= United Middle Belt Congress =

Political party in Nigeria

United Middle Belt Congress (UMBC) was a political party in Nigeria during the nation's First Republic. The Party was a fusion of two major Middle Belt organizations, viz. the Middle Zone League and the Middle Belt Peoples' Party. The party was formed to create a political platform for the various ethnic groups in central Nigeria covering parts of present-day Benue State, Kogi State, Plateau State, Nasarawa State, Adamawa State and Kwara State. Its establishment was an act to ensure an alternative minority voice in the Northern Nigeria Assembly which was dominated by the Northern People's Congress, a political party which the central Nigerian leaders felt had the potential to curb the middle belt's political voice. The UMBC in due time, became the Third largest opposition party in the Northern Nigeria Assembly.

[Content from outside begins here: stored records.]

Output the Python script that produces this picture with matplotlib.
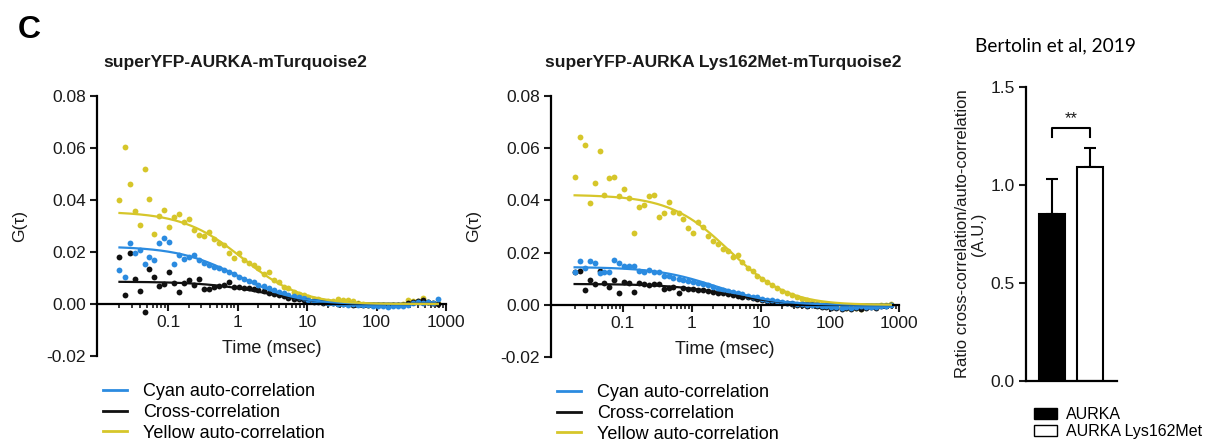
import numpy as np
import matplotlib
matplotlib.use("Agg")
import matplotlib.pyplot as plt
from matplotlib.lines import Line2D
from matplotlib.patches import Patch
from matplotlib.ticker import LogLocator, NullFormatter, FormatStrFormatter

plt.rcParams['font.family'] = ['Liberation Sans', 'DejaVu Sans']

# ---------------------------------------------------------------- data
# lag times of the correlation curves (ms)
lag_ms = [0.020, 0.024, 0.028, 0.033, 0.039, 0.046, 0.054, 0.063, 0.075, 0.088,
          0.104, 0.123, 0.145, 0.171, 0.20, 0.24, 0.28, 0.33, 0.39, 0.46,
          0.54, 0.64, 0.75, 0.89, 1.05, 1.23, 1.45, 1.71, 2.0, 2.4,
          2.8, 3.3, 3.9, 4.6, 5.4, 6.4, 7.6, 8.9, 10.5, 12.4,
          14.6, 17.2, 20.3, 24, 28, 33, 39, 46, 55, 64,
          76, 89, 105, 124, 147, 173, 204, 240, 283, 334,
          394, 465, 548, 646, 762]

# superYFP-AURKA-mTurquoise2
wt_cyan = [0.0131, 0.0105, 0.0236, 0.0198, 0.0208, 0.0154, 0.0182, 0.0169, 0.0234, 0.0253,
           0.0238, 0.0154, 0.0189, 0.0175, 0.0180, 0.0189, 0.0170, 0.0158, 0.0150, 0.0143,
           0.0137, 0.0130, 0.0124, 0.0115, 0.0105, 0.0098, 0.0090, 0.0085, 0.0075, 0.0069,
           0.0062, 0.0053, 0.0048, 0.0042, 0.0035, 0.0030, 0.0026, 0.0022, 0.0016, 0.0012,
           0.0010, 0.0007, 0.0004, 0.0002, 0.0001, 0.0000, -0.0002, -0.0001, -0.0003, -0.0002,
           -0.0004, -0.0006, -0.0009, -0.0007, -0.0010, -0.0008, -0.0006, -0.0009, -0.0004, 0.0002,
           0.0006, 0.0003, 0.0008, 0.0004, 0.0018]
wt_cross = [0.0182, 0.0035, 0.0198, 0.0095, 0.0051, -0.0030, 0.0134, 0.0105, 0.0069, 0.0077,
            0.0124, 0.0082, 0.0045, 0.0082, 0.0092, 0.0073, 0.0095, 0.0057, 0.0057, 0.0066,
            0.0069, 0.0074, 0.0086, 0.0067, 0.0064, 0.0062, 0.0061, 0.0058, 0.0055, 0.0050,
            0.0042, 0.0037, 0.0033, 0.0029, 0.0025, 0.0021, 0.0018, 0.0014, 0.0011, 0.0008,
            0.0006, 0.0005, 0.0004, 0.0002, 0.0001, 0.0000, -0.0001, -0.0002, -0.0001, -0.0003,
            -0.0002, -0.0004, -0.0005, -0.0003, -0.0006, -0.0004, -0.0003, -0.0005, 0.0004, 0.0009,
            0.0012, 0.0014, 0.0006, 0.0002, 0.0000]
wt_yellow = [0.0400, 0.0603, 0.0462, 0.0359, 0.0304, 0.0520, 0.0403, 0.0268, 0.0339, 0.0362,
             0.0295, 0.0334, 0.0345, 0.0317, 0.0326, 0.0285, 0.0266, 0.0262, 0.0278, 0.0250,
             0.0236, 0.0228, 0.0195, 0.0176, 0.0196, 0.0169, 0.0158, 0.0150, 0.0139, 0.0116,
             0.0124, 0.0092, 0.0085, 0.0066, 0.0062, 0.0045, 0.0040, 0.0033, 0.0028, 0.0021,
             0.0019, 0.0013, 0.0012, 0.0010, 0.0018, 0.0017, 0.0015, 0.0013, 0.0003, 0.0001,
             -0.0002, -0.0003, -0.0004, -0.0005, -0.0004, -0.0003, -0.0002, 0.0000, 0.0015, 0.0010,
             0.0012, 0.0024, 0.0008, 0.0005, 0.0002]

# superYFP-AURKA Lys162Met-mTurquoise2
mut_cyan = [0.0124, 0.0166, 0.0141, 0.0166, 0.0160, 0.0122, 0.0124, 0.0124, 0.0172, 0.0160,
            0.0147, 0.0147, 0.0150, 0.0131, 0.0127, 0.0133, 0.0127, 0.0124, 0.0112, 0.0110,
            0.0104, 0.0100, 0.0096, 0.0092, 0.0089, 0.0084, 0.0079, 0.0074, 0.0068, 0.0062,
            0.0058, 0.0053, 0.0049, 0.0044, 0.0040, 0.0035, 0.0031, 0.0028, 0.0024, 0.0020,
            0.0017, 0.0014, 0.0011, 0.0008, 0.0006, 0.0004, 0.0002, 0.0000, -0.0002, -0.0001,
            -0.0004, -0.0006, -0.0010, -0.0008, -0.0011, -0.0007, -0.0012, -0.0009, -0.0006, -0.0010,
            -0.0007, -0.0009, -0.0005, -0.0004, -0.0002]
mut_cross = [0.0124, 0.0130, 0.0057, 0.0096, 0.0080, 0.0128, 0.0084, 0.0070, 0.0096, 0.0045,
             0.0088, 0.0082, 0.0050, 0.0082, 0.0080, 0.0076, 0.0080, 0.0078, 0.0061, 0.0065,
             0.0070, 0.0045, 0.0066, 0.0060, 0.0062, 0.0055, 0.0058, 0.0052, 0.0050, 0.0046,
             0.0045, 0.0041, 0.0038, 0.0035, 0.0031, 0.0028, 0.0025, 0.0021, 0.0018, 0.0015,
             0.0012, 0.0010, 0.0007, 0.0005, 0.0003, 0.0001, -0.0001, -0.0003, -0.0002, -0.0005,
             -0.0007, -0.0010, -0.0013, -0.0011, -0.0015, -0.0012, -0.0016, -0.0013, -0.0017, -0.0011,
             -0.0008, -0.0012, -0.0006, -0.0004, -0.0002]
mut_yellow = [0.0488, 0.0642, 0.0613, 0.0390, 0.0466, 0.0590, 0.0421, 0.0485, 0.0491, 0.0415,
              0.0443, 0.0409, 0.0277, 0.0373, 0.0383, 0.0417, 0.0420, 0.0336, 0.0351, 0.0392,
              0.0357, 0.0350, 0.0330, 0.0294, 0.0275, 0.0319, 0.0300, 0.0262, 0.0246, 0.0232,
              0.0212, 0.0205, 0.0185, 0.0192, 0.0165, 0.0142, 0.0128, 0.0110, 0.0098, 0.0088,
              0.0074, 0.0066, 0.0052, 0.0044, 0.0038, 0.0030, 0.0024, 0.0017, 0.0012, 0.0008,
              0.0004, 0.0002, -0.0002, -0.0006, -0.0010, -0.0014, -0.0008, -0.0012, -0.0016, -0.0006,
              -0.0004, -0.0003, -0.0002, 0.0000, 0.0003]

# diffusion-model fits: (amplitude G0, diffusion time in ms)
wt_fit = {'cyan': (0.0222, 1.0), 'cross': (0.0086, 2.5), 'yellow': (0.0356, 1.2)}
mut_fit = {'cyan': (0.0145, 2.2), 'cross': (0.0080, 3.5), 'yellow': (0.0422, 3.5)}
structure_factor = 5.0

# cross/auto-correlation ratio
ratio_groups = ['AURKA', 'AURKA Lys162Met']
ratio_mean = [0.85, 1.09]
ratio_sd = [0.18, 0.10]

series_labels = ['Cyan auto-correlation', 'Cross-correlation', 'Yellow auto-correlation']

# ---------------------------------------------------------------- style
CYAN = '#2b8be0'
BLACK = '#111111'
YELLOW = '#d6c62a'
TEXT = '#1a1a1a'
colors = {'cyan': CYAN, 'cross': BLACK, 'yellow': YELLOW}

W, H = 1218, 441
fig = plt.figure(figsize=(W / 100, H / 100), dpi=100)


def px_axes(x0, y_top, x1, y_bot):
    return fig.add_axes([x0 / W, 1 - y_bot / H, (x1 - x0) / W, (y_bot - y_top) / H])


def model(t, g0, tau):
    return g0 / (1 + t / tau) / np.sqrt(1 + t / (structure_factor ** 2 * tau))


def fcs_panel(ax, data, fit, xmin):
    t = np.array(lag_ms)
    for key in ['yellow', 'cross', 'cyan']:
        ax.plot(t, data[key], 'o', ms=4.2, color=colors[key], mec='none', zorder=2)
    tt = np.logspace(np.log10(lag_ms[0]), np.log10(lag_ms[-1]), 300)
    for key in ['cross', 'cyan', 'yellow']:
        ax.plot(tt, model(tt, *fit[key]), color=colors[key], lw=1.6, zorder=3)

    ax.set_xscale('log')
    ax.set_xlim(xmin, 1000)
    ax.set_ylim(-0.02, 0.08)
    for s in ['top', 'right']:
        ax.spines[s].set_visible(False)
    ax.spines['bottom'].set_position(('data', 0))
    ax.spines['left'].set_linewidth(1.6)
    ax.spines['bottom'].set_linewidth(1.6)
    ax.set_yticks([-0.02, 0.0, 0.02, 0.04, 0.06, 0.08])
    ax.yaxis.set_major_formatter(FormatStrFormatter('%.2f'))
    ax.set_xticks([0.1, 1, 10, 100, 1000])
    ax.set_xticklabels(['0.1', '1', '10', '100', '1000'])
    ax.xaxis.set_minor_locator(LogLocator(base=10, subs=np.arange(2, 10), numticks=20))
    ax.xaxis.set_minor_formatter(NullFormatter())
    ax.tick_params(which='major', direction='out', length=5, width=1.5,
                   labelsize=12.5, colors=TEXT, pad=3)
    ax.tick_params(which='minor', direction='out', length=3, width=1.2, colors=TEXT)
    ax.set_xlabel('Time (msec)', fontsize=13, color=TEXT, labelpad=7)
    ax.set_ylabel('G(τ)', fontsize=12.5, color=TEXT, labelpad=14)

    handles = [Line2D([], [], color=colors[k], lw=2) for k in ['cyan', 'cross', 'yellow']]
    ax.legend(handles, series_labels, loc='upper left', bbox_to_anchor=(0.017, -0.105),
              frameon=False, fontsize=13, handlelength=1.35, handletextpad=0.85,
              labelspacing=0.2, borderaxespad=0, borderpad=0)


ax1 = px_axes(97, 96, 446, 356)
fcs_panel(ax1, {'cyan': wt_cyan, 'cross': wt_cross, 'yellow': wt_yellow}, wt_fit, 0.0095)

ax2 = px_axes(551, 96, 899, 357)
fcs_panel(ax2, {'cyan': mut_cyan, 'cross': mut_cross, 'yellow': mut_yellow}, mut_fit, 0.0091)

fig.text(235 / W, 1 - 62 / H, 'superYFP-AURKA-mTurquoise2', ha='center', va='center',
         fontsize=12.5, fontweight='bold', color=TEXT)
fig.text(723 / W, 1 - 62 / H, 'superYFP-AURKA Lys162Met-mTurquoise2', ha='center',
         va='center', fontsize=12.5, fontweight='bold', color=TEXT)
fig.text(29 / W, 1 - 30 / H, 'C', ha='center', va='center', fontsize=23,
         fontweight='bold', color='black')
fig.text(975 / W, 1 - 46 / H, 'Bertolin et al, 2019', ha='left', va='center',
         fontsize=13.8, family=['Lato', 'DejaVu Sans'], color='black')

# ---------------------------------------------------------------- ratio bar chart
ax3 = px_axes(1026, 87, 1117, 381)
xpos = np.arange(len(ratio_groups))
ax3.bar(xpos, ratio_mean, width=0.675, color=['black', 'white'], edgecolor='black',
        linewidth=1.5, zorder=2)
ax3.errorbar(xpos, ratio_mean, yerr=[[0, 0], ratio_sd], fmt='none', ecolor='black',
             elinewidth=1.5, capsize=4.5, capthick=1.5, zorder=1)
ax3.set_xlim(-0.675, 1.69)
ax3.set_ylim(0, 1.5)
for s in ['top', 'right']:
    ax3.spines[s].set_visible(False)
ax3.spines['left'].set_linewidth(1.6)
ax3.spines['bottom'].set_linewidth(1.6)
ax3.set_xticks([])
ax3.set_yticks([0, 0.5, 1.0, 1.5])
ax3.yaxis.set_major_formatter(FormatStrFormatter('%.1f'))
ax3.tick_params(axis='y', direction='out', length=5, width=1.5, labelsize=12.5,
                colors=TEXT, pad=3)
ax3.set_ylabel('Ratio cross-correlation/auto-correlation\n(A.U.)', fontsize=12,
               color=TEXT, labelpad=3, linespacing=1.1)

# significance bracket
y_br, y_tip = 1.29, 1.245
ax3.plot([0, 0, 1, 1], [y_tip, y_br, y_br, y_tip], color='black', lw=1.5,
         clip_on=False)
ax3.text(0.5, y_br + 0.012, '**', ha='center', va='bottom', fontsize=12, color=TEXT)

bar_handles = [Patch(facecolor='black', edgecolor='black', lw=1),
               Patch(facecolor='white', edgecolor='black', lw=1)]
ax3.legend(bar_handles, ratio_groups, loc='upper left', bbox_to_anchor=(0.09, -0.09),
           frameon=False, fontsize=11.5, handlelength=1.45, handleheight=0.7,
           handletextpad=0.55, labelspacing=0.1, borderaxespad=0, borderpad=0)

fig.savefig('out.png', dpi=100, facecolor='white')
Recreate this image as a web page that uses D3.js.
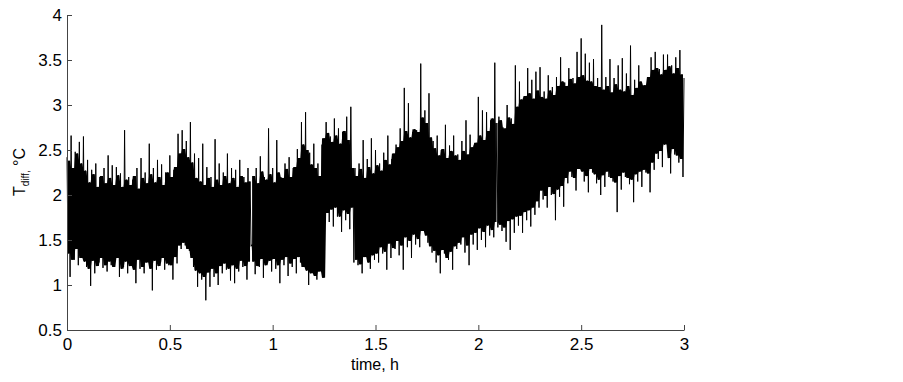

In 1958, the UMBC entered into an alliance with the Southwest Nigeria dominant Action Group of Chief Obafemi Awolowo.

==Party Structure==
Some of the early leaders of the UMBC were Joseph Tarka, Akase Dowgo, David Lot, Patrick Dokotri, Edward Kundu Swem, Ahmadu Angara, Isaac Shaahu (Northern Assembly Opposition Leader), Solomon Lar, D. Bulus Biliyong, D.D. Dimka, V.T. Shisha, M.D. Iyorka, Ugba Uyeh and Vincent Igbarumun Orjime.
The party adopted a decentralized nomination system whereby local ethnic unions or special committees in a given area nominated and presented candidates for local elections, this was partly used to validate the ethnic diversity of the party.